YOUR TASK: Copy the listing verbatim, excluding any images found in it.

>> begin

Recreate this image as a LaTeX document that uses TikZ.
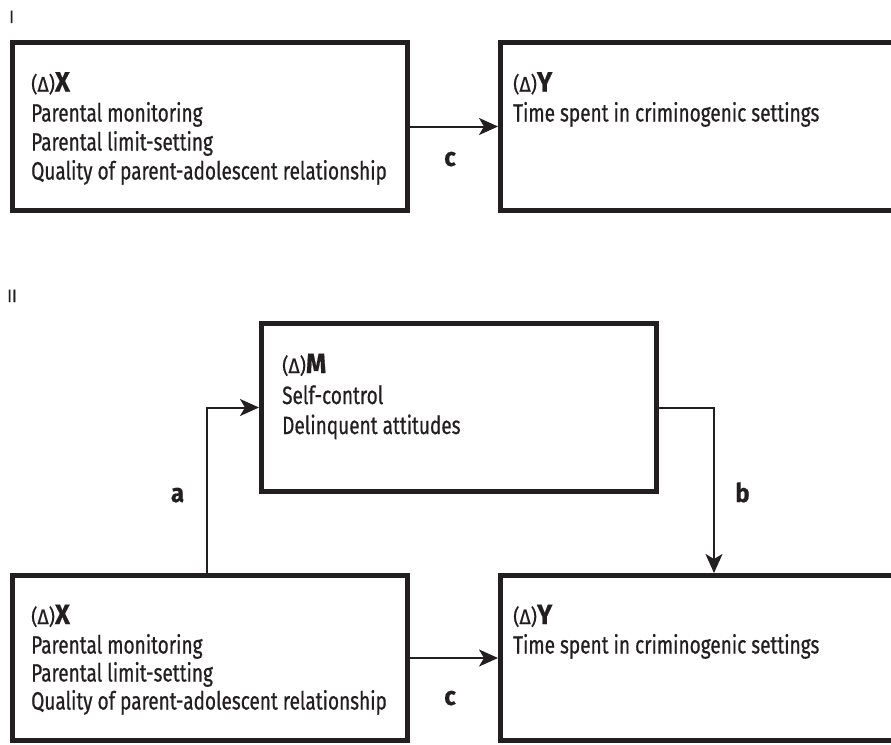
\documentclass[tikz,border=0pt]{standalone}
\usepackage{fontspec}
\setmainfont{Fira Sans}[FakeStretch=0.76, FakeBold=0.6]
\newfontfamily\hdfont{Fira Sans}[FakeStretch=0.92, FakeBold=0.6]
\usetikzlibrary{arrows.meta}
\definecolor{ink}{HTML}{231F20}
\begin{document}
\begin{tikzpicture}[x=1pt,y=-1pt,
  box/.style={draw=ink, line width=5pt, minimum width=395pt, minimum height=168pt, inner sep=0pt},
  ln/.style={anchor=base west, inner sep=0pt, text=ink, font=\fontsize{25}{25}\selectfont},
  lbl/.style={anchor=base, inner sep=0pt, text=ink, font=\hdfont\fontsize{26}{26}\selectfont\bfseries},
  num/.style={anchor=base west, inner sep=0pt, text=ink, font=\hdfont\fontsize{18}{18}\selectfont},
  conn/.style={draw=ink, line width=2pt, -{Stealth[length=19pt,width=17pt,inset=5pt]}}]
\useasboundingbox (0,0) rectangle (891,744);
\fill[white] (0,0) rectangle (891,744);
\clip (0,0) rectangle (891,744);
\newcommand{\hdr}[1]{\hdfont{\fontsize{21}{21}\selectfont(Δ)}{\fontsize{28}{28}\selectfont\bfseries #1}}
% Part I
\node[num] (n1) at (9,23) {I};
\node[box] (x1) at (210,126.5) {};
\node[box] (y1) at (698,126.5) {};
\node[ln] (x1h) at (31,91.5) {\hdr{X}};
\node[ln] (x1a) at (31,121.5) {Parental monitoring};
\node[ln] (x1b) at (31,150.5) {Parental limit-setting};
\node[ln] (x1c) at (31,179.5) {Quality of parent-adolescent relationship};
\node[ln] (y1h) at (513,91.5) {\hdr{Y}};
\node[ln] (y1a) at (513,121.5) {Time spent in criminogenic settings};
\draw[conn] (x1) -- (y1);
\node[lbl] (c1) at (450,166) {c};
% Part II
\node[num] (n2) at (7,302) {II};
\node[box] (m) at (459,407.5) {};
\node[ln] (mh) at (282,373) {\hdr{M}};
\node[ln] (ma) at (282,404) {Self-control};
\node[ln] (mb) at (282,434) {Delinquent attitudes};
\node[box, minimum height=165pt] (x2) at (210,658) {};
\node[box, minimum height=165pt] (y2) at (698,658) {};
\node[ln] (x2h) at (31,624) {\hdr{X}};
\node[ln] (x2a) at (31,653.5) {Parental monitoring};
\node[ln] (x2b) at (31,681.5) {Parental limit-setting};
\node[ln] (x2c) at (31,709.5) {Quality of parent-adolescent relationship};
\node[ln] (y2h) at (513,624) {\hdr{Y}};
\node[ln] (y2a) at (513,653.5) {Time spent in criminogenic settings};
\draw[conn] ([xshift=-3pt]x2.north) |- (m.west);
\draw[conn] (m.east) -| ([xshift=16pt]y2.north);
\draw[conn] (x2) -- (y2);
\node[lbl] (la) at (177.5,502) {a};
\node[lbl] (lb) at (742.5,502) {b};
\node[lbl] (c2) at (450,705) {c};
\end{tikzpicture}
\end{document}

>> end

SOLVED EXERCISE:
Recreate this image as a LaTeX document that uses TikZ.
\documentclass[tikz,border=0pt]{standalone}
\usepackage{fontspec}
\setmainfont{Fira Sans}[FakeStretch=0.76, FakeBold=0.6]
\newfontfamily\hdfont{Fira Sans}[FakeStretch=0.92, FakeBold=0.6]
\usetikzlibrary{arrows.meta}
\definecolor{ink}{HTML}{231F20}
\begin{document}
\begin{tikzpicture}[x=1pt,y=-1pt,
  box/.style={draw=ink, line width=5pt, minimum width=395pt, minimum height=168pt, inner sep=0pt},
  ln/.style={anchor=base west, inner sep=0pt, text=ink, font=\fontsize{25}{25}\selectfont},
  lbl/.style={anchor=base, inner sep=0pt, text=ink, font=\hdfont\fontsize{26}{26}\selectfont\bfseries},
  num/.style={anchor=base west, inner sep=0pt, text=ink, font=\hdfont\fontsize{18}{18}\selectfont},
  conn/.style={draw=ink, line width=2pt, -{Stealth[length=19pt,width=17pt,inset=5pt]}}]
\useasboundingbox (0,0) rectangle (891,744);
\fill[white] (0,0) rectangle (891,744);
\clip (0,0) rectangle (891,744);
\newcommand{\hdr}[1]{\hdfont{\fontsize{21}{21}\selectfont(Δ)}{\fontsize{28}{28}\selectfont\bfseries #1}}
% Part I
\node[num] (n1) at (9,23) {I};
\node[box] (x1) at (210,126.5) {};
\node[box] (y1) at (698,126.5) {};
\node[ln] (x1h) at (31,91.5) {\hdr{X}};
\node[ln] (x1a) at (31,121.5) {Parental monitoring};
\node[ln] (x1b) at (31,150.5) {Parental limit-setting};
\node[ln] (x1c) at (31,179.5) {Quality of parent-adolescent relationship};
\node[ln] (y1h) at (513,91.5) {\hdr{Y}};
\node[ln] (y1a) at (513,121.5) {Time spent in criminogenic settings};
\draw[conn] (x1) -- (y1);
\node[lbl] (c1) at (450,166) {c};
% Part II
\node[num] (n2) at (7,302) {II};
\node[box] (m) at (459,407.5) {};
\node[ln] (mh) at (282,373) {\hdr{M}};
\node[ln] (ma) at (282,404) {Self-control};
\node[ln] (mb) at (282,434) {Delinquent attitudes};
\node[box, minimum height=165pt] (x2) at (210,658) {};
\node[box, minimum height=165pt] (y2) at (698,658) {};
\node[ln] (x2h) at (31,624) {\hdr{X}};
\node[ln] (x2a) at (31,653.5) {Parental monitoring};
\node[ln] (x2b) at (31,681.5) {Parental limit-setting};
\node[ln] (x2c) at (31,709.5) {Quality of parent-adolescent relationship};
\node[ln] (y2h) at (513,624) {\hdr{Y}};
\node[ln] (y2a) at (513,653.5) {Time spent in criminogenic settings};
\draw[conn] ([xshift=-3pt]x2.north) |- (m.west);
\draw[conn] (m.east) -| ([xshift=16pt]y2.north);
\draw[conn] (x2) -- (y2);
\node[lbl] (la) at (177.5,502) {a};
\node[lbl] (lb) at (742.5,502) {b};
\node[lbl] (c2) at (450,705) {c};
\end{tikzpicture}
\end{document}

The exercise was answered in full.